Hardcastle’s Quandary is a great read. As well as being a fascinating period police procedural, it is a gently reflective but sharply observant look at England in the 1920s. We sense that Hardcastle, deeply conservative and instinctively opposed to the steady advance of technology, has entered his autumn period. Colleagues like Marriott and Catto tolerate his idiosyncracies and work around the fact that he sometimes appears to be a creature from a bygone age, preserved in his own block of amber. Hardcastle’s quandary? That is for the reader to judge, and it may only be resolved in the final pages.
If you've been following along with the DDI Ernest Hardcastle novels, this might be/should be book #15 in the series based on publication date. Book #14, Hardcastle's Runaway, was published in June of 2017 and covered a period in 1919. This book will be published in March 2019, but jumps ahead to March 1927 in the novel. Now, that's a lot of time to just breeze over during this very important period of English history. I'm just wondering if I missed a book or more somewhere because there is so much talk from Hardcastle about the pending promotion of Detective Sergeant Charles Marriott to the rank of detective inspector and I don't remember that topic specifically from book #14. There is also a whole lot of mention made about whether or not Hardcastle should retire or even whether his men think he needs to retire. The book ends without a resolution to that, but the door certainly is open for fond looks back by Hardcastle to old cases.

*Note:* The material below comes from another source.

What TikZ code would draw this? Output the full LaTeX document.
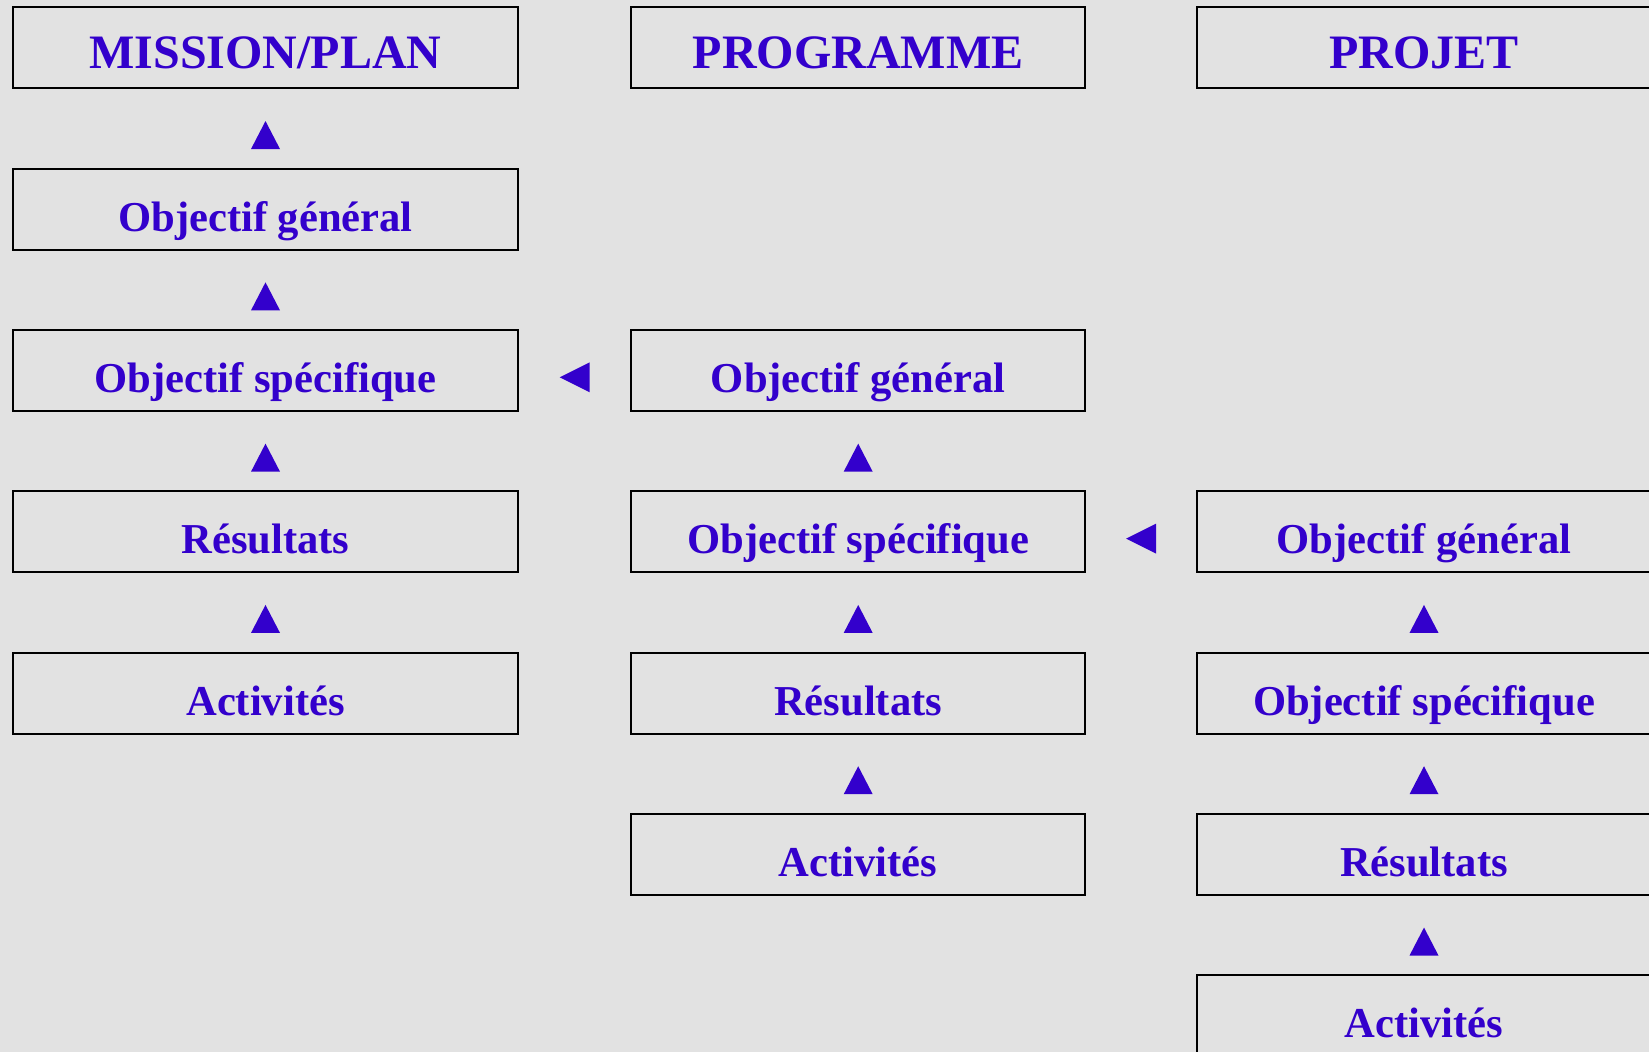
\documentclass[tikz,border=0pt]{standalone}
\usepackage{fontspec}
\setmainfont{Liberation Serif}
\usetikzlibrary{calc}
\definecolor{bg}{HTML}{E2E2E2}
\definecolor{ink}{HTML}{3300CC}
\begin{document}
\begin{tikzpicture}[x=0.5pt,y=-0.5pt,
  box/.style={draw=black,line width=1.05pt,inner sep=0pt,
    text height=31.3pt,text depth=9.2pt,text=ink,align=center,
    font=\bfseries\fontsize{21.3}{24}\selectfont},
  wide/.style={box,minimum width=252.9pt},
  narrow/.style={box,minimum width=227.2pt},
  head/.style={font=\bfseries\fontsize{24}{28}\selectfont,
    text height=30.7pt,text depth=9.8pt},
  uptri/.pic={\fill[ink] (-14.5,14) -- (14.5,14) -- (0,-14) -- cycle;},
  lefttri/.pic={\fill[ink] (15,-15) -- (15,15) -- (-15,0) -- cycle;}]
\fill[bg] (0,0) rectangle (1649,1052);
\useasboundingbox (0,0) rectangle (1649,1052);
\clip (0,0) rectangle (1649,1052);

% column 1: mission / plan
\node[wide,head] (m0) at (265.5,47.9)  {MISSION/PLAN};
\node[wide] (m1) at (265.5,209.2) {Objectif général};
\node[wide] (m2) at (265.5,370.5) {Objectif spécifique};
\node[wide] (m3) at (265.5,531.8) {Résultats};
\node[wide] (m4) at (265.5,693.1) {Activités};

% column 2: programme
\node[narrow,head] (p0) at (858.2,47.9) {PROGRAMME};
\node[narrow] (p2) at (858.2,370.5) {Objectif général};
\node[narrow] (p3) at (858.2,531.8) {Objectif spécifique};
\node[narrow] (p4) at (858.2,693.1) {Résultats};
\node[narrow] (p5) at (858.2,854.4) {Activités};

% column 3: projet
\node[narrow,head] (j0) at (1424,47.9) {PROJET};
\node[narrow] (j3) at (1424,531.8)  {Objectif général};
\node[narrow] (j4) at (1424,693.1)  {Objectif spécifique};
\node[narrow] (j5) at (1424,854.4)  {Résultats};
\node[narrow] (j6) at (1424,1015.7) {Activités};

% upward markers inside each column
\foreach \lo/\hi in {m1/m0,m2/m1,m3/m2,m4/m3,p3/p2,p4/p3,p5/p4,j4/j3,j5/j4,j6/j5}
  \path ($(\hi.south)!0.5!(\lo.north)+(0,6.5)$) pic{uptri};

% leftward markers between columns
\path ($(m2.east)!0.5!(p2.west)+(0,6.8)$) pic{lefttri};
\path ($(p3.east)!0.5!(j3.west)+(0,6.8)$) pic{lefttri};
\end{tikzpicture}
\end{document}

This specific story was kind of disjointed and didn't flow very well because of all the trips Hardcastle's team members made back and forth to the crime scene (outside London) and interviewing witnesses. Hardcastle must have spent a bundle on taxi fare! For some reason the horrible forensic methods used in uncovering this crime really bothered me. Granted, methods of detection and investigation were extremely limited even in 1927, but the cavalier way the police handled dismembered body parts almost made me want to stop reading the book. So this wasn't a very successful novel for me between the crabbing and complaining by Hardcastle about anybody and everybody and everybody crabbing and complaining about Hardcastle plus the general feeling that the crime that took place wasn't handled by the author in a very sensitive way. Maybe I just need to take a rest away from the series for a bit. Hardcastle is a character who is hard for me to like under the best of circumstances. In this story he was just a plain old pain in the behind!